Des ambulances, sirènes hurlantes, affluaient pour prendre en charge les victimes dans les rues désertées, les habitants s'étant réfugiés dans leurs appartements et revivant des scènes de guerre qu'ils pensaient oubliées. Sur les réseaux sociaux, des images montraient des écoliers d'un établissement du secteur se cachant sous leurs bureaux ou rassemblés par terre devant les salles de classe.
Peu après ces tirs, les manifestants rassemblés devant le palais de Justice ont commencé à quitter les lieux, selon le journaliste de L'Orient Today. Les forces spéciales de l'armée se sont rapidement déployées sur place, mais les échanges de tirs se poursuivaient entre miliciens, dont certains seraient affiliés au Hezbollah et au mouvement Amal. En fin de matinée, l'armée a appelé les civils à évacuer les rues das les quartiers où avaient lieu les affrontements, et a prévenu qu'elle tirerait contre tout élément armé qu'elle croiserait. Une grande partie de la capitale s'est rapidement vidée. Après plusieurs heures d'échanges de tirs nourris à l'arme légère et aux roquettes RPG qui ont terrorisé les habitants, le calme est revenu en fin d'après-midi dans le secteur.
En soirée, l'institution militaire a précisé dans un communiqué que neuf personnes impliquées dans ces affrontements, et appartenant aux deux parties, ont été arrêtées, dont une de nationalité syrienne. L'armée est également entrée en contact avec les responsables afin de contenir la situation et prévenir la discorde.
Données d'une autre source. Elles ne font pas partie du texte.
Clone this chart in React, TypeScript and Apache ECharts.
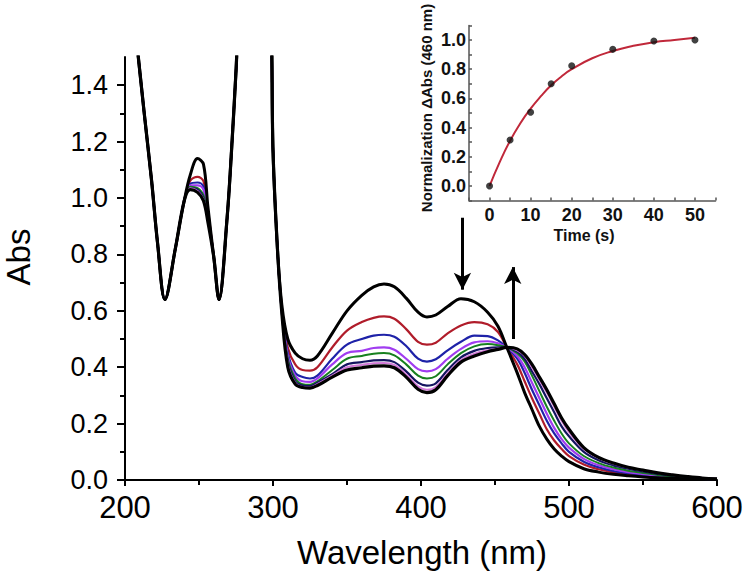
import React, { useEffect, useRef } from "react";
import * as echarts from "echarts";

// ---------- Main spectra data ----------
const wavelength = [206, 213, 218, 222, 227, 234, 240, 244, 249, 253, 256, 260, 263.5, 269, 272, 275, 278, 290, 298, 300, 303, 306, 310, 315, 320, 325, 330, 340, 350,
  360, 368, 375, 382, 390, 398, 404, 410, 418, 427, 436, 445, 452, 458,
  465, 470, 475, 480, 485, 490, 495, 500, 510, 520, 530, 540, 550, 560, 570, 580, 590, 600];

const abs0s = [1.65, 1.30, 1.06, 0.84, 0.64, 0.82, 0.99, 1.08, 1.14, 1.12, 0.97, 0.79, 0.64, 0.93, 1.17, 1.45, 1.75, 2.2, 1.75, 1.17, 0.82, 0.62, 0.50, 0.45, 0.43, 0.425, 0.44, 0.52, 0.60,
  0.655, 0.685, 0.695, 0.685, 0.645, 0.595, 0.578, 0.585, 0.615, 0.643, 0.632, 0.595, 0.545, 0.47,
  0.38, 0.31, 0.25, 0.19, 0.145, 0.11, 0.085, 0.065, 0.04, 0.028, 0.02, 0.015, 0.011, 0.008, 0.006, 0.004, 0.003, 0.002];
const abs5s = [1.65, 1.30, 1.06, 0.84, 0.64, 0.82, 0.99, 1.06, 1.075, 1.06, 0.96, 0.79, 0.64, 0.93, 1.17, 1.45, 1.75, 2.2, 1.75, 1.17, 0.82, 0.61, 0.47, 0.41, 0.39, 0.388, 0.40, 0.47, 0.53,
  0.56, 0.575, 0.58, 0.572, 0.535, 0.49, 0.48, 0.487, 0.52, 0.548, 0.56, 0.552, 0.525, 0.47,
  0.41, 0.35, 0.29, 0.235, 0.18, 0.14, 0.11, 0.085, 0.055, 0.038, 0.027, 0.02, 0.015, 0.011, 0.008, 0.005, 0.004, 0.003];
const abs10s = [1.65, 1.30, 1.06, 0.84, 0.64, 0.82, 0.99, 1.05, 1.055, 1.04, 0.95, 0.79, 0.64, 0.93, 1.17, 1.45, 1.75, 2.2, 1.75, 1.17, 0.82, 0.60, 0.45, 0.38, 0.365, 0.36, 0.37, 0.43, 0.48,
  0.50, 0.512, 0.515, 0.508, 0.475, 0.43, 0.42, 0.428, 0.46, 0.49, 0.512, 0.51, 0.495, 0.47,
  0.43, 0.38, 0.32, 0.265, 0.21, 0.165, 0.13, 0.10, 0.065, 0.045, 0.032, 0.024, 0.018, 0.013, 0.009, 0.006, 0.004, 0.003];
const abs15s = [1.65, 1.30, 1.06, 0.84, 0.64, 0.82, 0.99, 1.045, 1.045, 1.03, 0.94, 0.79, 0.64, 0.93, 1.17, 1.45, 1.75, 2.2, 1.75, 1.17, 0.82, 0.60, 0.44, 0.37, 0.35, 0.348, 0.36, 0.41, 0.45,
  0.458, 0.468, 0.47, 0.462, 0.43, 0.393, 0.385, 0.393, 0.43, 0.465, 0.488, 0.492, 0.485, 0.47,
  0.44, 0.40, 0.345, 0.29, 0.235, 0.185, 0.145, 0.115, 0.075, 0.052, 0.038, 0.028, 0.021, 0.015, 0.011, 0.007, 0.005, 0.003];
const abs20s = [1.65, 1.30, 1.06, 0.84, 0.64, 0.82, 0.99, 1.04, 1.035, 1.01, 0.93, 0.79, 0.64, 0.93, 1.17, 1.45, 1.75, 2.2, 1.75, 1.17, 0.82, 0.59, 0.43, 0.36, 0.34, 0.338, 0.35, 0.39, 0.43,
  0.44, 0.448, 0.45, 0.442, 0.41, 0.37, 0.36, 0.368, 0.41, 0.45, 0.474, 0.482, 0.478, 0.47,
  0.45, 0.42, 0.37, 0.315, 0.26, 0.21, 0.165, 0.13, 0.085, 0.06, 0.044, 0.033, 0.025, 0.018, 0.013, 0.009, 0.006, 0.004];
const abs30s = [1.65, 1.30, 1.06, 0.84, 0.64, 0.82, 0.99, 1.035, 1.03, 1.0, 0.925, 0.79, 0.64, 0.93, 1.17, 1.45, 1.75, 2.2, 1.75, 1.17, 0.82, 0.59, 0.42, 0.35, 0.335, 0.333, 0.345, 0.375, 0.41,
  0.418, 0.424, 0.425, 0.418, 0.385, 0.345, 0.335, 0.343, 0.39, 0.435, 0.458, 0.468, 0.47, 0.47,
  0.455, 0.43, 0.385, 0.34, 0.29, 0.24, 0.19, 0.155, 0.10, 0.07, 0.052, 0.04, 0.03, 0.022, 0.016, 0.011, 0.007, 0.004];
const abs40s = [1.65, 1.30, 1.06, 0.84, 0.64, 0.82, 0.99, 1.035, 1.025, 0.995, 0.92, 0.79, 0.64, 0.93, 1.17, 1.45, 1.75, 2.2, 1.75, 1.17, 0.82, 0.59, 0.41, 0.345, 0.33, 0.328, 0.34, 0.37, 0.40,
  0.408, 0.414, 0.415, 0.408, 0.375, 0.332, 0.32, 0.33, 0.378, 0.425, 0.448, 0.46, 0.466, 0.47,
  0.46, 0.44, 0.40, 0.355, 0.31, 0.26, 0.21, 0.17, 0.11, 0.078, 0.058, 0.044, 0.034, 0.025, 0.018, 0.012, 0.007, 0.004];
const abs50s = [1.65, 1.30, 1.06, 0.84, 0.64, 0.82, 0.99, 1.03, 1.02, 0.99, 0.915, 0.79, 0.64, 0.93, 1.17, 1.45, 1.75, 2.2, 1.75, 1.17, 0.82, 0.59, 0.40, 0.34, 0.328, 0.326, 0.335, 0.365, 0.39,
  0.398, 0.404, 0.405, 0.398, 0.365, 0.322, 0.31, 0.32, 0.37, 0.418, 0.44, 0.455, 0.463, 0.47,
  0.465, 0.445, 0.41, 0.365, 0.32, 0.27, 0.22, 0.18, 0.115, 0.08, 0.06, 0.045, 0.035, 0.025, 0.018, 0.012, 0.007, 0.004];

// drawn bottom-to-top
const spectra = [
  { name: "5 s", data: abs5s, color: "#b01c2a", width: 2.2 },
  { name: "10 s", data: abs10s, color: "#1e22a8", width: 2.2 },
  { name: "15 s", data: abs15s, color: "#a03cf0", width: 2.2 },
  { name: "20 s", data: abs20s, color: "#17801f", width: 2 },
  { name: "30 s", data: abs30s, color: "#141460", width: 2.2 },
  { name: "40 s", data: abs40s, color: "#d27ad8", width: 2 },
  { name: "50 s", data: abs50s, color: "#000000", width: 3.2 },
  { name: "0 s", data: abs0s, color: "#000000", width: 3 },
];

// ---------- Inset data ----------
const insetTime = [0, 5, 10, 15, 20, 30, 40, 50];
const insetValue = [0, 0.315, 0.505, 0.70, 0.824, 0.936, 0.993, 1.0];
const fitTime = [0, 2.5, 5, 7.5, 10, 12.5, 15, 17.5, 20, 25, 30, 35, 40, 45, 50];
const fitValue = [0, 0.165, 0.31, 0.43, 0.53, 0.615, 0.69, 0.75, 0.80, 0.875, 0.925, 0.96, 0.985, 1.0, 1.015];

// ---------- Annotations ----------
const downArrow = [[428, 0.93], [428, 0.675]];
const upArrow = [[462, 0.50], [462, 0.755]];
const mainYTicks = [0, 0.2, 0.4, 0.6, 0.8, 1.0, 1.2, 1.4];

const FONT = "'Liberation Sans', Arial, Helvetica, sans-serif";

export default function App() {
  const ref = useRef<HTMLDivElement>(null);
  useEffect(() => {
    if (!ref.current) return;
    const chart = echarts.init(ref.current, null, { renderer: "svg" });
    const black = "#000";
    const insetAxisColor = "#555";

    const mainSeries = spectra.map((s, idx) => ({
      type: "line",
      name: s.name,
      xAxisIndex: 0,
      yAxisIndex: 0,
      data: wavelength.map((w, i) => [w, s.data[i]]),
      showSymbol: false,
      symbol: "none",
      smooth: 0.35,
      smoothConstraint: false,
      clip: true,
      lineStyle: { color: s.color, width: s.width },
      z: 2 + idx,
      ...(idx === spectra.length - 1
        ? {
            markLine: {
              silent: true,
              symbol: ["none", "arrow"],
              symbolSize: [13, 17],
              label: { show: false },
              lineStyle: { color: black, width: 3, type: "solid" },
              data: [
                [{ coord: downArrow[0] }, { coord: downArrow[1] }],
                [{ coord: upArrow[0] }, { coord: upArrow[1] }],
              ],
            },
          }
        : {}),
    }));

    chart.setOption({
      animation: false,
      backgroundColor: "#fff",
      grid: [
        { left: 125, right: 32, top: 57, bottom: 97 },
        { left: 469, right: 33.5, top: 25.4, bottom: 376.4 },
      ],
      xAxis: [
        {
          gridIndex: 0,
          type: "value",
          min: 200,
          max: 600,
          interval: 100,
          axisLine: { show: true, onZero: false, lineStyle: { color: black, width: 2 } },
          axisTick: { show: true, length: 6, lineStyle: { color: black, width: 2 } },
          minorTick: { show: true, splitNumber: 2, length: 5, lineStyle: { color: black, width: 2 } },
          splitLine: { show: false },
          axisLabel: { fontSize: 31, color: black, margin: 12, fontFamily: FONT },
        },
        {
          gridIndex: 1,
          type: "value",
          min: -5,
          max: 55,
          interval: 5,
          axisLine: { show: true, onZero: false, lineStyle: { color: insetAxisColor, width: 1.5 } },
          axisTick: { show: true, inside: true, length: 3, lineStyle: { color: insetAxisColor, width: 1.5 } },
          splitLine: { show: false },
          axisLabel: {
            fontSize: 18,
            fontWeight: "bold",
            color: "#111",
            margin: 5,
            fontFamily: FONT,
            formatter: (v: number) => (v >= 0 && v <= 50 && Math.round(v) % 10 === 0 ? String(Math.round(v)) : ""),
          },
        },
      ],
      yAxis: [
        {
          gridIndex: 0,
          type: "value",
          min: 0,
          max: 1.5,
          interval: 0.2,
          axisLine: { show: true, onZero: false, lineStyle: { color: black, width: 2 } },
          axisTick: { show: true, length: 8, customValues: mainYTicks, lineStyle: { color: black, width: 2 } },
          minorTick: { show: true, splitNumber: 2, length: 5, lineStyle: { color: black, width: 2 } },
          splitLine: { show: false },
          axisLabel: {
            customValues: mainYTicks,
            fontSize: 27,
            color: black,
            margin: 17,
            fontFamily: FONT,
            formatter: (v: number) => v.toFixed(1),
          },
        },
        {
          gridIndex: 1,
          type: "value",
          min: -0.1,
          max: 1.1,
          interval: 0.1,
          axisLine: { show: true, onZero: false, lineStyle: { color: insetAxisColor, width: 1.5 } },
          axisTick: { show: true, inside: true, length: 3, lineStyle: { color: insetAxisColor, width: 1.5 } },
          splitLine: { show: false },
          axisLabel: {
            fontSize: 18,
            fontWeight: "bold",
            color: "#111",
            margin: 3,
            fontFamily: FONT,
            formatter: (v: number) => {
              const k = Math.round(v * 10);
              return k >= 0 && k <= 10 && k % 2 === 0 ? (k / 10).toFixed(1) : "";
            },
          },
        },
      ],
      series: [
        ...mainSeries,
        {
          type: "line",
          name: "fit",
          xAxisIndex: 1,
          yAxisIndex: 1,
          data: fitTime.map((t, i) => [t, fitValue[i]]),
          showSymbol: false,
          symbol: "none",
          smooth: true,
          lineStyle: { color: "#c0283a", width: 2 },
          z: 20,
        },
        {
          type: "scatter",
          name: "points",
          xAxisIndex: 1,
          yAxisIndex: 1,
          data: insetTime.map((t, i) => [t, insetValue[i]]),
          symbolSize: 7,
          itemStyle: { color: "#111" },
          z: 21,
        },
      ],
      graphic: [
        {
          type: "text",
          x: 18,
          y: 257,
          rotation: Math.PI / 2,
          style: { text: "Abs", fontSize: 33, fontFamily: FONT, fill: black, align: "center", verticalAlign: "middle" },
        },
        {
          type: "text",
          x: 422,
          y: 552,
          style: { text: "Wavelength (nm)", fontSize: 33, fontFamily: FONT, fill: black, align: "center", verticalAlign: "middle" },
        },
        {
          type: "text",
          x: 584,
          y: 235,
          style: { text: "Time (s)", fontSize: 16, fontWeight: "bold", fontFamily: FONT, fill: "#111", align: "center", verticalAlign: "middle" },
        },
        {
          type: "text",
          x: 426,
          y: 108,
          rotation: Math.PI / 2,
          style: {
            text: "Normalization \u0394Abs (460 nm)",
            fontSize: 15,
            fontWeight: "bold",
            fontFamily: FONT,
            fill: "#111",
            align: "center",
            verticalAlign: "middle",
          },
        },
      ],
    });
    return () => chart.dispose();
  }, []);

  return (
    <div
      ref={ref}
      style={{ position: "fixed", left: 0, top: 0, width: 749, height: 577, background: "#fff" }}
    />
  );
}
Un militaire libanais en position de tir, le 14 octobre 2021 près du palais de Justice de Beyrouth. Photo REUTERS/Mohamed Azakir
Le président de la République, Michel Aoun, et le Premier ministre, Nagib Mikati, qui suivaient la situation sur le terrain avec les autorités politiques, sécuritaires et militaires, ont appelé au calme. Plusieurs appels internationaux à la désescalade ont également été lancés.
"Par notre âme, par notre sang, nous nous sacrifions pour toi, Nabih"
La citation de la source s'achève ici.